GIVEN INFORMATION:
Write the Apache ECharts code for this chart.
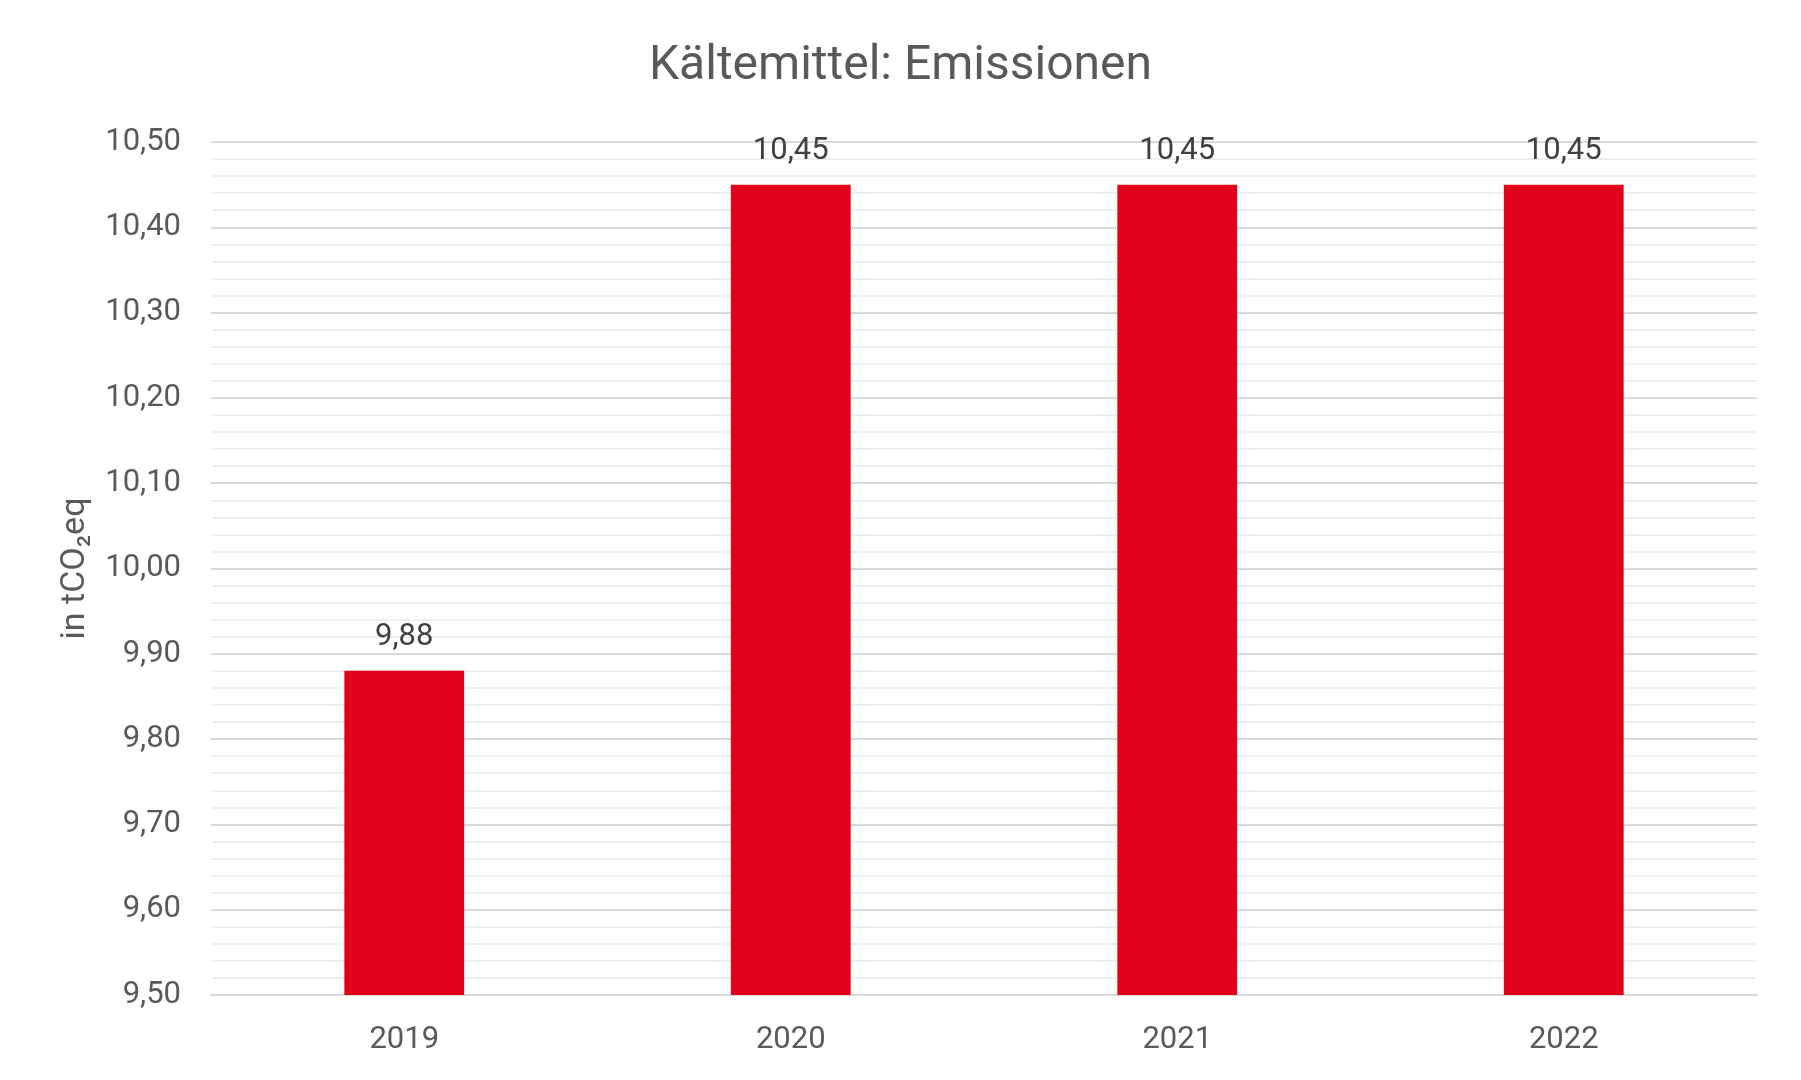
<!DOCTYPE html>
<html><head><meta charset="utf-8">
<script src="https://cdn.jsdelivr.net/npm/echarts@6/dist/echarts.min.js"></script>
<style>html,body{margin:0;padding:0;background:#fff}#c{width:1801px;height:1080px}</style>
</head><body><div id="c"></div>
<script>
const title = 'Kältemittel: Emissionen';
const categories = ['2019', '2020', '2021', '2022'];
const values = [9.88, 10.45, 10.45, 10.45];
const yMin = 9.5, yMax = 10.5, yStep = 0.1;
const axisTitle = 'in tCO₂eq';

const fmt = v => Number(v).toFixed(2).replace('.', ',');
const textColor = '#595959';
const font = 'Roboto';

const chart = echarts.init(document.getElementById('c'));
chart.setOption({
  backgroundColor: '#fff',
  animation: false,
  title: {
    text: title, left: 'center', top: 38,
    textStyle: {fontFamily: font, fontSize: 48, fontWeight: 'normal', color: textColor}
  },
  grid: {left: 211, right: 44, top: 142, bottom: 85, containLabel: false},
  xAxis: {
    type: 'category', data: categories,
    axisLine: {show: true, lineStyle: {color: '#d9d9d9', width: 2}},
    axisTick: {show: false},
    axisLabel: {fontFamily: font, fontSize: 31, color: textColor, margin: 30}
  },
  yAxis: {
    type: 'value', min: yMin, max: yMax, interval: yStep,
    name: axisTitle, nameLocation: 'middle', nameGap: 119, nameRotate: 90,
    nameTextStyle: {fontFamily: font, fontSize: 34, color: textColor},
    axisLine: {show: false}, axisTick: {show: false},
    axisLabel: {fontFamily: font, fontSize: 31, color: textColor, margin: 30, formatter: fmt},
    splitLine: {lineStyle: {color: '#d9d9d9', width: 2}},
    minorTick: {show: false, splitNumber: 5},
    minorSplitLine: {show: true, lineStyle: {color: '#efefef', width: 2}}
  },
  series: [{
    type: 'bar', data: values, barWidth: '31%',
    itemStyle: {color: '#e2001a'},
    label: {show: true, position: 'top', distance: 18, formatter: p => fmt(p.value),
      fontFamily: font, fontSize: 31, color: '#404040'}
  }]
});
</script></body></html>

PROBLEM REQUIREMENTS: Write out every line above exactly as it is, leaving out the pictures.

ANSWER TO THIS PROBLEM:
Write the Apache ECharts code for this chart.
<!DOCTYPE html>
<html><head><meta charset="utf-8">
<script src="https://cdn.jsdelivr.net/npm/echarts@6/dist/echarts.min.js"></script>
<style>html,body{margin:0;padding:0;background:#fff}#c{width:1801px;height:1080px}</style>
</head><body><div id="c"></div>
<script>
const title = 'Kältemittel: Emissionen';
const categories = ['2019', '2020', '2021', '2022'];
const values = [9.88, 10.45, 10.45, 10.45];
const yMin = 9.5, yMax = 10.5, yStep = 0.1;
const axisTitle = 'in tCO₂eq';

const fmt = v => Number(v).toFixed(2).replace('.', ',');
const textColor = '#595959';
const font = 'Roboto';

const chart = echarts.init(document.getElementById('c'));
chart.setOption({
  backgroundColor: '#fff',
  animation: false,
  title: {
    text: title, left: 'center', top: 38,
    textStyle: {fontFamily: font, fontSize: 48, fontWeight: 'normal', color: textColor}
  },
  grid: {left: 211, right: 44, top: 142, bottom: 85, containLabel: false},
  xAxis: {
    type: 'category', data: categories,
    axisLine: {show: true, lineStyle: {color: '#d9d9d9', width: 2}},
    axisTick: {show: false},
    axisLabel: {fontFamily: font, fontSize: 31, color: textColor, margin: 30}
  },
  yAxis: {
    type: 'value', min: yMin, max: yMax, interval: yStep,
    name: axisTitle, nameLocation: 'middle', nameGap: 119, nameRotate: 90,
    nameTextStyle: {fontFamily: font, fontSize: 34, color: textColor},
    axisLine: {show: false}, axisTick: {show: false},
    axisLabel: {fontFamily: font, fontSize: 31, color: textColor, margin: 30, formatter: fmt},
    splitLine: {lineStyle: {color: '#d9d9d9', width: 2}},
    minorTick: {show: false, splitNumber: 5},
    minorSplitLine: {show: true, lineStyle: {color: '#efefef', width: 2}}
  },
  series: [{
    type: 'bar', data: values, barWidth: '31%',
    itemStyle: {color: '#e2001a'},
    label: {show: true, position: 'top', distance: 18, formatter: p => fmt(p.value),
      fontFamily: font, fontSize: 31, color: '#404040'}
  }]
});
</script></body></html>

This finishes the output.